◆ **Job**
Quote only the lines from the line containing "Generate a Python" to the line containing "neg = [i for", with both of those lines included, please, exactly as written.

— Start —

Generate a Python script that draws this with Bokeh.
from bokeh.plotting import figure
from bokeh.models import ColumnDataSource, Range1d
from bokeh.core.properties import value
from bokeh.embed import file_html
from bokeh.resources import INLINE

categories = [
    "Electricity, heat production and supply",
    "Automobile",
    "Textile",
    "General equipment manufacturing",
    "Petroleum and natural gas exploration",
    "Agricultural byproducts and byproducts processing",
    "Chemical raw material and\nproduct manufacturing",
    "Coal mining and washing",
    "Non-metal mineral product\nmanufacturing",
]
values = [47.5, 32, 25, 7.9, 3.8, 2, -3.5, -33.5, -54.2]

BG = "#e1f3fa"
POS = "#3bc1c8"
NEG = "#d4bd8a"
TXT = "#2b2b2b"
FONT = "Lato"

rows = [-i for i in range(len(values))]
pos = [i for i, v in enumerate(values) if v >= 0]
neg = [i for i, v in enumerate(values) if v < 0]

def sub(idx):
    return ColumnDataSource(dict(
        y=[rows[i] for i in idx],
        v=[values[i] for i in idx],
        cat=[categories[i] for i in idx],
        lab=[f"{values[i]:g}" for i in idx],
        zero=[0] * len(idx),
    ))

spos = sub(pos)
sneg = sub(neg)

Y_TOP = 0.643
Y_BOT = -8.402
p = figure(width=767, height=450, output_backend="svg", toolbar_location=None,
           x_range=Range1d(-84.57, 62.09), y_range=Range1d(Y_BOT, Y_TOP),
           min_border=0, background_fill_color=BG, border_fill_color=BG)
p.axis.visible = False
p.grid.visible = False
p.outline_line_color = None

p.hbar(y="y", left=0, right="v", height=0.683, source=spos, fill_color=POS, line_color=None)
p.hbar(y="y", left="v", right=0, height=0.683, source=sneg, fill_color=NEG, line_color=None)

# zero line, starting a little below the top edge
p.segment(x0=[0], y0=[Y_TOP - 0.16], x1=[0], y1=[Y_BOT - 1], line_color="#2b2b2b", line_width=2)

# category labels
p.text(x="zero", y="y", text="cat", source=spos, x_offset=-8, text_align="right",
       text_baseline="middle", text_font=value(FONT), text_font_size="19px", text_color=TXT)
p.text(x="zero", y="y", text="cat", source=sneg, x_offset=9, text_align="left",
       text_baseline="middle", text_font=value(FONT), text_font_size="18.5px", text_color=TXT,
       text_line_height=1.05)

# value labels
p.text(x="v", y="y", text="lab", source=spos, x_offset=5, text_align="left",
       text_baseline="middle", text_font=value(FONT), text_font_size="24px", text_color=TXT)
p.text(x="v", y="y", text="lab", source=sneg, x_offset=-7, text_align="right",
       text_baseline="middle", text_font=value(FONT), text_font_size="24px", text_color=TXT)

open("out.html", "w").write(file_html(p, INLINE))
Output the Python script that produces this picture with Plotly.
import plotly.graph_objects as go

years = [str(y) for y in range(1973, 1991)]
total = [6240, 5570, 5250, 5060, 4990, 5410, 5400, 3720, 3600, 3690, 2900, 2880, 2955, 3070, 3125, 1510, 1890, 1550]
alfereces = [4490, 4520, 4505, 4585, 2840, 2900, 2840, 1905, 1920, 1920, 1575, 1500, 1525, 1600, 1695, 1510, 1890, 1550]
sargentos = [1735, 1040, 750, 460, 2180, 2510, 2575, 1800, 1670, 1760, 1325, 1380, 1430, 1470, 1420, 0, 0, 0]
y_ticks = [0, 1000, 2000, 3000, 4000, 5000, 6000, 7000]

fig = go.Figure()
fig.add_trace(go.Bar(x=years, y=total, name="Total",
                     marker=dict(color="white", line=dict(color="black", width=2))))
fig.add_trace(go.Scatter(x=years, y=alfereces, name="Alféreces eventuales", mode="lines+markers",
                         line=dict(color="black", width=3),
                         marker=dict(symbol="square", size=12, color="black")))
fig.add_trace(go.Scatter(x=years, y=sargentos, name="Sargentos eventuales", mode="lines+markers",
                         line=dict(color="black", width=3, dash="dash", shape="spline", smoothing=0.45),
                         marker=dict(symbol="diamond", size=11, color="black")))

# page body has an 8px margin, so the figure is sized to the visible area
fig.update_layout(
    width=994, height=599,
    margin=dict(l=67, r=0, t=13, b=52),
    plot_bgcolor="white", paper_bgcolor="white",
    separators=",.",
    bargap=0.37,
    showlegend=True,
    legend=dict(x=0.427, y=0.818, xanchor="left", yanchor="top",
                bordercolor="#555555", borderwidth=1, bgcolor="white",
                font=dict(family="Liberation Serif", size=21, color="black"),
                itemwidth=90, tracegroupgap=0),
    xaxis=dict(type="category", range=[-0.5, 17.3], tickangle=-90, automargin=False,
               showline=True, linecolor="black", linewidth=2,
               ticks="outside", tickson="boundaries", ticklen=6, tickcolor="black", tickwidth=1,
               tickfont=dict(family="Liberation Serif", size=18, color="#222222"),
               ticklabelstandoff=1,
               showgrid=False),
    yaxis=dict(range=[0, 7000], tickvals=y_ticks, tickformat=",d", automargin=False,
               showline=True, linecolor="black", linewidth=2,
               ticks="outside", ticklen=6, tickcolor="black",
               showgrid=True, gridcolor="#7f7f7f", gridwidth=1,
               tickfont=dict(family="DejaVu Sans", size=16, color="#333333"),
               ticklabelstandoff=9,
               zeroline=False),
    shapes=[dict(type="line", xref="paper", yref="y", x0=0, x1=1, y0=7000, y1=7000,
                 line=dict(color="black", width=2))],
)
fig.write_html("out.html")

— End —
— Start —

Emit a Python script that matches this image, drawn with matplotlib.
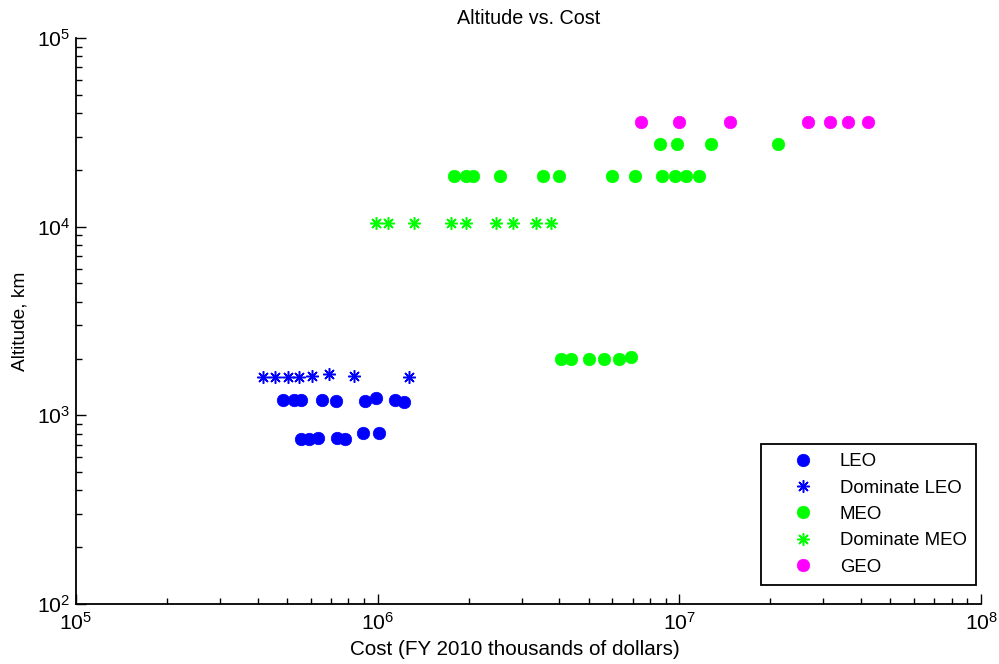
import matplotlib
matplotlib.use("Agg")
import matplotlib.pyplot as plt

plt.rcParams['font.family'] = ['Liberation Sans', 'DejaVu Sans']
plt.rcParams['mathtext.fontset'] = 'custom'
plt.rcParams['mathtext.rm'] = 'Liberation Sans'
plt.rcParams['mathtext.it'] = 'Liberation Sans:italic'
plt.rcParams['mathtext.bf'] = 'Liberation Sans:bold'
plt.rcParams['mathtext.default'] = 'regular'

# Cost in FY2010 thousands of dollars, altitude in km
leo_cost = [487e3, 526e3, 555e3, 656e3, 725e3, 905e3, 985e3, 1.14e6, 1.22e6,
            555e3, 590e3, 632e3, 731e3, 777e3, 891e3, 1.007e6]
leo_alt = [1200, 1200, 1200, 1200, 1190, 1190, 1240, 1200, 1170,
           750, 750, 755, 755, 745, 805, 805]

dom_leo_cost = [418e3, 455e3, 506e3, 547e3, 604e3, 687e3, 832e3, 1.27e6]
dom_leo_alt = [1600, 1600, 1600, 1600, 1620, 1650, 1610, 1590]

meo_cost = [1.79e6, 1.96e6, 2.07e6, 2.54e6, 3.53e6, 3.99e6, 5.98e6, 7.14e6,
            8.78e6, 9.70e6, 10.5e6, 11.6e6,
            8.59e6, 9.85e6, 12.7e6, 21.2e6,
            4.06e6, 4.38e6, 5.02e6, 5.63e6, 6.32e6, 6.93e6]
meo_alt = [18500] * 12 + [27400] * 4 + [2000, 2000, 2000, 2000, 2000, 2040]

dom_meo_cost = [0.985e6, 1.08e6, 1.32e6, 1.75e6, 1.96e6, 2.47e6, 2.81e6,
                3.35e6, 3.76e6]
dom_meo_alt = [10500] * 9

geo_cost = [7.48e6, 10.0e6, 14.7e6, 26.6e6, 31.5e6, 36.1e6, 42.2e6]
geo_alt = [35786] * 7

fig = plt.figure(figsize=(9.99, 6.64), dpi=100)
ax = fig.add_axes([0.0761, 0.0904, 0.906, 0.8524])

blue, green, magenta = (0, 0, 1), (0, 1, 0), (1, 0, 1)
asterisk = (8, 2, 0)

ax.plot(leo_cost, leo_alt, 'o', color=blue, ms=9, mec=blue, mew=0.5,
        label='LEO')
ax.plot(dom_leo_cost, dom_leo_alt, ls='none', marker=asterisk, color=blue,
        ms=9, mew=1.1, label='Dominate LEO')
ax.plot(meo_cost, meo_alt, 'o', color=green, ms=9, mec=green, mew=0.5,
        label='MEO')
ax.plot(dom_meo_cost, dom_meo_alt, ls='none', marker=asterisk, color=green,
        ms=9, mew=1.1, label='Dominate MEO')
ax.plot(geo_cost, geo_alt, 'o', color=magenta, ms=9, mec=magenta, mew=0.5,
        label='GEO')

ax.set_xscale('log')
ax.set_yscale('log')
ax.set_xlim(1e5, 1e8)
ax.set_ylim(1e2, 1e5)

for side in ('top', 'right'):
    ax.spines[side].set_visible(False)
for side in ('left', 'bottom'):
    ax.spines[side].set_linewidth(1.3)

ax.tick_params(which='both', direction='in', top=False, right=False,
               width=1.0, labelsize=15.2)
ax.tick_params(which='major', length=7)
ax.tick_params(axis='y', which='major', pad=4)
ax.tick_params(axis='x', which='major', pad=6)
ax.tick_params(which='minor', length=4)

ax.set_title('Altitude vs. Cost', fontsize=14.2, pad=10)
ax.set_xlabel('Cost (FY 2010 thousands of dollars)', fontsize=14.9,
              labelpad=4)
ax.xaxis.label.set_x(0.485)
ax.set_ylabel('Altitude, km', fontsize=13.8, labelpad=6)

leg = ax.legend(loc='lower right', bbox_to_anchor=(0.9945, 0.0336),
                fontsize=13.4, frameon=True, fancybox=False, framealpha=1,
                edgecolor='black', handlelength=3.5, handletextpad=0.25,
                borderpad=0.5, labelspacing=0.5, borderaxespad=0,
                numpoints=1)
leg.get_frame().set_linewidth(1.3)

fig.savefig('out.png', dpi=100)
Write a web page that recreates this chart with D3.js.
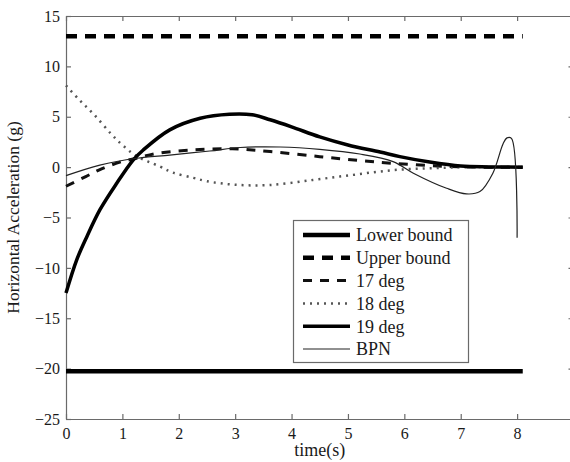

— End —

◆ **Problem solution**
Generate a Python script that draws this with Bokeh.
from bokeh.plotting import figure
from bokeh.models import ColumnDataSource, Range1d
from bokeh.core.properties import value
from bokeh.embed import file_html
from bokeh.resources import INLINE

categories = [
    "Electricity, heat production and supply",
    "Automobile",
    "Textile",
    "General equipment manufacturing",
    "Petroleum and natural gas exploration",
    "Agricultural byproducts and byproducts processing",
    "Chemical raw material and\nproduct manufacturing",
    "Coal mining and washing",
    "Non-metal mineral product\nmanufacturing",
]
values = [47.5, 32, 25, 7.9, 3.8, 2, -3.5, -33.5, -54.2]

BG = "#e1f3fa"
POS = "#3bc1c8"
NEG = "#d4bd8a"
TXT = "#2b2b2b"
FONT = "Lato"

rows = [-i for i in range(len(values))]
pos = [i for i, v in enumerate(values) if v >= 0]
neg = [i for i, v in enumerate(values) if v < 0]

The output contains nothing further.